:: INSTRUCTIONS FOR THE TASK ::
Write out the data again exactly, skipping every picture.

:: DATA SECTION ::
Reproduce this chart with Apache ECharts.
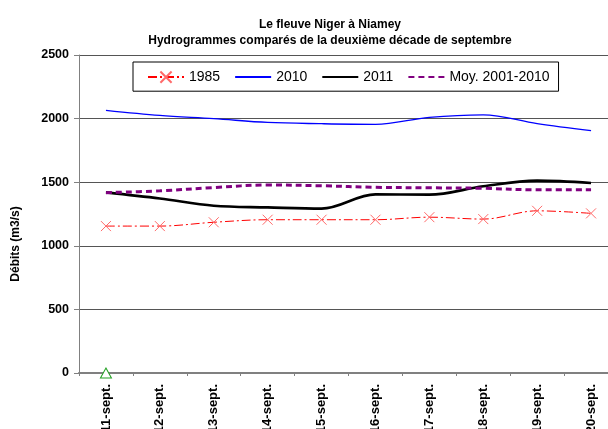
<!DOCTYPE html>
<html>
<head>
<meta charset="utf-8">
<script src="https://cdn.jsdelivr.net/npm/echarts@6/dist/echarts.min.js"></script>
<style>
  html, body { margin: 0; padding: 0; background: #fff; }
  #chart { width: 608px; height: 429px; }
</style>
</head>
<body>
<div id="chart"></div>
<script>
// categories and series (m3/s)
const days = ['11-sept.', '12-sept.', '13-sept.', '14-sept.', '15-sept.', '16-sept.', '17-sept.', '18-sept.', '19-sept.', '20-sept.'];
const debits1985 = [1155, 1155, 1185, 1205, 1205, 1205, 1225, 1210, 1275, 1255];
const debits2010 = [2065, 2025, 2000, 1970, 1960, 1955, 2010, 2030, 1960, 1905];
const debits2011 = [1420, 1372, 1315, 1302, 1292, 1404, 1402, 1468, 1512, 1494];
const moyenne = [1418, 1432, 1458, 1478, 1472, 1460, 1456, 1452, 1440, 1440];
const autre = [0]; // green triangle, first day only
const yTicks = [0, 500, 1000, 1500, 2000, 2500];

const FONT = '"Liberation Sans", Arial, sans-serif';
const chart = echarts.init(document.getElementById('chart'));

// line-only legend entries (no marker)
const noMarker = (name) => ({ name: name, itemStyle: { opacity: 0 } });

chart.setOption({
  backgroundColor: '#fff',
  animation: false,
  textStyle: { fontFamily: FONT },
  title: {
    text: 'Le fleuve Niger à Niamey\nHydrogrammes comparés de la deuxième décade de septembre',
    left: 325,
    top: 12,
    textAlign: 'center',
    textStyle: { fontSize: 12, fontWeight: 'bold', color: '#000', lineHeight: 16, fontFamily: FONT }
  },
  legend: {
    data: ['1985', noMarker('2010'), noMarker('2011'), noMarker('Moy. 2001-2010')],
    left: 133,
    top: 62,
    orient: 'horizontal',
    itemWidth: 36,
    itemHeight: 14,
    itemGap: 14,
    padding: [7, 9, 6, 14],
    borderColor: '#000',
    borderWidth: 1,
    borderRadius: 0,
    backgroundColor: '#fff',
    textStyle: { fontSize: 14, color: '#000', fontFamily: FONT }
  },
  graphic: [{
    type: 'text',
    x: 16,
    y: 244,
    rotation: Math.PI / 2,
    style: {
      text: 'Débits (m3/s)',
      font: 'bold 12px ' + FONT,
      fill: '#000',
      align: 'center',
      verticalAlign: 'middle'
    }
  }],
  grid: { left: 79, right: -10, top: 55, bottom: 56, containLabel: false, outerBoundsMode: 'none' },
  xAxis: {
    type: 'category',
    data: days,
    boundaryGap: true,
    axisLine: { lineStyle: { color: '#808080', width: 2 } },
    axisTick: { show: true, length: 3, lineStyle: { color: '#808080' } },
    axisLabel: { rotate: 90, margin: 11, fontSize: 13, fontWeight: 'bold', color: '#000', fontFamily: FONT },
    splitLine: { show: false }
  },
  yAxis: {
    type: 'value',
    min: yTicks[0],
    max: yTicks[yTicks.length - 1],
    interval: 500,
    axisLine: { show: true, lineStyle: { color: '#808080', width: 1 } },
    axisTick: { show: true, length: 5, lineStyle: { color: '#808080' } },
    axisLabel: {
      fontSize: 12.5, fontWeight: 'bold', color: '#000', margin: 10, fontFamily: FONT,
      formatter: (v) => String(v)
    },
    splitLine: { show: true, lineStyle: { color: '#555', width: 1 } }
  },
  series: [
    {
      name: '1985',
      type: 'line',
      data: debits1985,
      smooth: 0.35,
      symbol: 'path://M0,0L10,10M10,0L0,10',
      symbolSize: 10,
      itemStyle: { color: 'none', borderColor: '#ff6a6a', borderWidth: 1 },
      lineStyle: { color: '#ff0000', width: 1, type: [9, 3, 2, 3] }
    },
    {
      name: '2010',
      type: 'line',
      data: debits2010,
      smooth: 0.35,
      symbol: 'none',
      itemStyle: { color: '#0000ff' },
      lineStyle: { color: '#0000ff', width: 1.3 }
    },
    {
      name: '2011',
      type: 'line',
      data: debits2011,
      smooth: 0.35,
      symbol: 'none',
      itemStyle: { color: '#000' },
      lineStyle: { color: '#000', width: 2.6 }
    },
    {
      name: 'Moy. 2001-2010',
      type: 'line',
      data: moyenne,
      smooth: 0.35,
      symbol: 'none',
      itemStyle: { color: '#800080' },
      lineStyle: { color: '#800080', width: 3, type: [6, 4] }
    },
    {
      name: 'autre',
      type: 'line',
      data: autre,
      symbol: 'triangle',
      symbolSize: [11, 10],
      showSymbol: true,
      z: 5,
      itemStyle: { color: '#fff', borderColor: '#22a022', borderWidth: 1 },
      lineStyle: { width: 0 }
    }
  ]
});
</script>
</body>
</html>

:: EXERCISE OUTPUT ::
Reproduce this chart with Apache ECharts.
<!DOCTYPE html>
<html>
<head>
<meta charset="utf-8">
<script src="https://cdn.jsdelivr.net/npm/echarts@6/dist/echarts.min.js"></script>
<style>
  html, body { margin: 0; padding: 0; background: #fff; }
  #chart { width: 608px; height: 429px; }
</style>
</head>
<body>
<div id="chart"></div>
<script>
// categories and series (m3/s)
const days = ['11-sept.', '12-sept.', '13-sept.', '14-sept.', '15-sept.', '16-sept.', '17-sept.', '18-sept.', '19-sept.', '20-sept.'];
const debits1985 = [1155, 1155, 1185, 1205, 1205, 1205, 1225, 1210, 1275, 1255];
const debits2010 = [2065, 2025, 2000, 1970, 1960, 1955, 2010, 2030, 1960, 1905];
const debits2011 = [1420, 1372, 1315, 1302, 1292, 1404, 1402, 1468, 1512, 1494];
const moyenne = [1418, 1432, 1458, 1478, 1472, 1460, 1456, 1452, 1440, 1440];
const autre = [0]; // green triangle, first day only
const yTicks = [0, 500, 1000, 1500, 2000, 2500];

const FONT = '"Liberation Sans", Arial, sans-serif';
const chart = echarts.init(document.getElementById('chart'));

// line-only legend entries (no marker)
const noMarker = (name) => ({ name: name, itemStyle: { opacity: 0 } });

chart.setOption({
  backgroundColor: '#fff',
  animation: false,
  textStyle: { fontFamily: FONT },
  title: {
    text: 'Le fleuve Niger à Niamey\nHydrogrammes comparés de la deuxième décade de septembre',
    left: 325,
    top: 12,
    textAlign: 'center',
    textStyle: { fontSize: 12, fontWeight: 'bold', color: '#000', lineHeight: 16, fontFamily: FONT }
  },
  legend: {
    data: ['1985', noMarker('2010'), noMarker('2011'), noMarker('Moy. 2001-2010')],
    left: 133,
    top: 62,
    orient: 'horizontal',
    itemWidth: 36,
    itemHeight: 14,
    itemGap: 14,
    padding: [7, 9, 6, 14],
    borderColor: '#000',
    borderWidth: 1,
    borderRadius: 0,
    backgroundColor: '#fff',
    textStyle: { fontSize: 14, color: '#000', fontFamily: FONT }
  },
  graphic: [{
    type: 'text',
    x: 16,
    y: 244,
    rotation: Math.PI / 2,
    style: {
      text: 'Débits (m3/s)',
      font: 'bold 12px ' + FONT,
      fill: '#000',
      align: 'center',
      verticalAlign: 'middle'
    }
  }],
  grid: { left: 79, right: -10, top: 55, bottom: 56, containLabel: false, outerBoundsMode: 'none' },
  xAxis: {
    type: 'category',
    data: days,
    boundaryGap: true,
    axisLine: { lineStyle: { color: '#808080', width: 2 } },
    axisTick: { show: true, length: 3, lineStyle: { color: '#808080' } },
    axisLabel: { rotate: 90, margin: 11, fontSize: 13, fontWeight: 'bold', color: '#000', fontFamily: FONT },
    splitLine: { show: false }
  },
  yAxis: {
    type: 'value',
    min: yTicks[0],
    max: yTicks[yTicks.length - 1],
    interval: 500,
    axisLine: { show: true, lineStyle: { color: '#808080', width: 1 } },
    axisTick: { show: true, length: 5, lineStyle: { color: '#808080' } },
    axisLabel: {
      fontSize: 12.5, fontWeight: 'bold', color: '#000', margin: 10, fontFamily: FONT,
      formatter: (v) => String(v)
    },
    splitLine: { show: true, lineStyle: { color: '#555', width: 1 } }
  },
  series: [
    {
      name: '1985',
      type: 'line',
      data: debits1985,
      smooth: 0.35,
      symbol: 'path://M0,0L10,10M10,0L0,10',
      symbolSize: 10,
      itemStyle: { color: 'none', borderColor: '#ff6a6a', borderWidth: 1 },
      lineStyle: { color: '#ff0000', width: 1, type: [9, 3, 2, 3] }
    },
    {
      name: '2010',
      type: 'line',
      data: debits2010,
      smooth: 0.35,
      symbol: 'none',
      itemStyle: { color: '#0000ff' },
      lineStyle: { color: '#0000ff', width: 1.3 }
    },
    {
      name: '2011',
      type: 'line',
      data: debits2011,
      smooth: 0.35,
      symbol: 'none',
      itemStyle: { color: '#000' },
      lineStyle: { color: '#000', width: 2.6 }
    },
    {
      name: 'Moy. 2001-2010',
      type: 'line',
      data: moyenne,
      smooth: 0.35,
      symbol: 'none',
      itemStyle: { color: '#800080' },
      lineStyle: { color: '#800080', width: 3, type: [6, 4] }
    },
    {
      name: 'autre',
      type: 'line',
      data: autre,
      symbol: 'triangle',
      symbolSize: [11, 10],
      showSymbol: true,
      z: 5,
      itemStyle: { color: '#fff', borderColor: '#22a022', borderWidth: 1 },
      lineStyle: { width: 0 }
    }
  ]
});
</script>
</body>
</html>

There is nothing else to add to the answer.